Обнял его старец, прижал к себе голову бывшего своего палача, видно было, что молится, и тихонько покачивает его из стороны в сторону, словно отец малое дитя баюкает. А тот, успокаиваясь, всхлипывает.
Мой друг вспоминает:
– Через несколько лет, уже после смерти отца Никиты, смотрел фильм «Остров» и поражался, не с моего ли старчика списали этот сюжет, а потом понял, что их жизнь, жизнь того поколения, – это бесконечные «острова», сплошные «архипелаги».
Порой размышляю над всем этим и только одного боюсь: нам бы не наоткрывать своих «островов».
Преодоление
Классе, наверное, в седьмом мы учились во вторую смену. Была осень, октябрь месяц, смеркаться начинало часам к четырем, так что четвертый-пятый уроки без света проводить было уже невозможно.
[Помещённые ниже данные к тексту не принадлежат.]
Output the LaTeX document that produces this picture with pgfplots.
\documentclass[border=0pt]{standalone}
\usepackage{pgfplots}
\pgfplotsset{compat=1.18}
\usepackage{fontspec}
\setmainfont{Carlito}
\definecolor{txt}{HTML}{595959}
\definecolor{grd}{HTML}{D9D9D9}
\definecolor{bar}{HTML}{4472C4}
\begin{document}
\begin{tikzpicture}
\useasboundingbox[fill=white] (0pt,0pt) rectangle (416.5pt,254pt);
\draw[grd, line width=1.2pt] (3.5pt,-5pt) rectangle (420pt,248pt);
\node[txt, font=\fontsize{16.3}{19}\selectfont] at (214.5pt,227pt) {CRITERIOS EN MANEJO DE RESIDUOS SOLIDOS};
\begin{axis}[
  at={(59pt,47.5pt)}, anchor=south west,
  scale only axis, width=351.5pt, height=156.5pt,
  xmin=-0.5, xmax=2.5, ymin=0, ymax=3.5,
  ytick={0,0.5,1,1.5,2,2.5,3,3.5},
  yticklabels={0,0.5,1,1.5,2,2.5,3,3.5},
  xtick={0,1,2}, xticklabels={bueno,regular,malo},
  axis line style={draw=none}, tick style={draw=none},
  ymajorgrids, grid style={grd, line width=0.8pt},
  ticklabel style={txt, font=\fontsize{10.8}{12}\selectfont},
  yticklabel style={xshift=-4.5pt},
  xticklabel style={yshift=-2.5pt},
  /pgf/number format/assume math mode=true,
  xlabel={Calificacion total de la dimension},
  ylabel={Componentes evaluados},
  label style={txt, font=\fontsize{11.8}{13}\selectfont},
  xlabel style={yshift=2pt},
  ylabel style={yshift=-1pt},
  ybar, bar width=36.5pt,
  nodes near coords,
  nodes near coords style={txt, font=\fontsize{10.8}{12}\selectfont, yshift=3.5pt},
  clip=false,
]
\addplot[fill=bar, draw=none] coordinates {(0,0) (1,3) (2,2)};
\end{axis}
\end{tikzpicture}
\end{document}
Учиться никому особенно не хотелось, и поэтому, когда к нам в класс на переменке забежал пацан по фамилии Куницын и, сунув в розетку нехитрое приспособление, устроил короткое замыкание, народ отреагировал на это событие радостно. Школа была переполнена, найти свободное помещение было нереально, поэтому нас отпустили домой.
Проделанный фокус с коротким замыканием так воодушевил бездельников, что пробки в нашем классе стали гореть каждый день. Неутомимый Куница старался вовсю. Он учился в одном из параллельных классов и был из числа тех, о ком говорили, что по нему давно «тюрьма плачет». Его боялись все. Не то чтобы он был очень силен и смел, но говорили, что этот пацан мог, недолго думая, и нож достать, да и в одиночку он никогда не ходил. Возле него неизменно кружились еще трое-четверо таких же шпанюков. Даже старшеклассники с ними не связывались. Куница говорил мало, не помню, чтобы он кому-нибудь угрожал, он просто молча бил, и если ему нужна была помощь, то вслед за ним на жертву набрасывалась вся его ватага.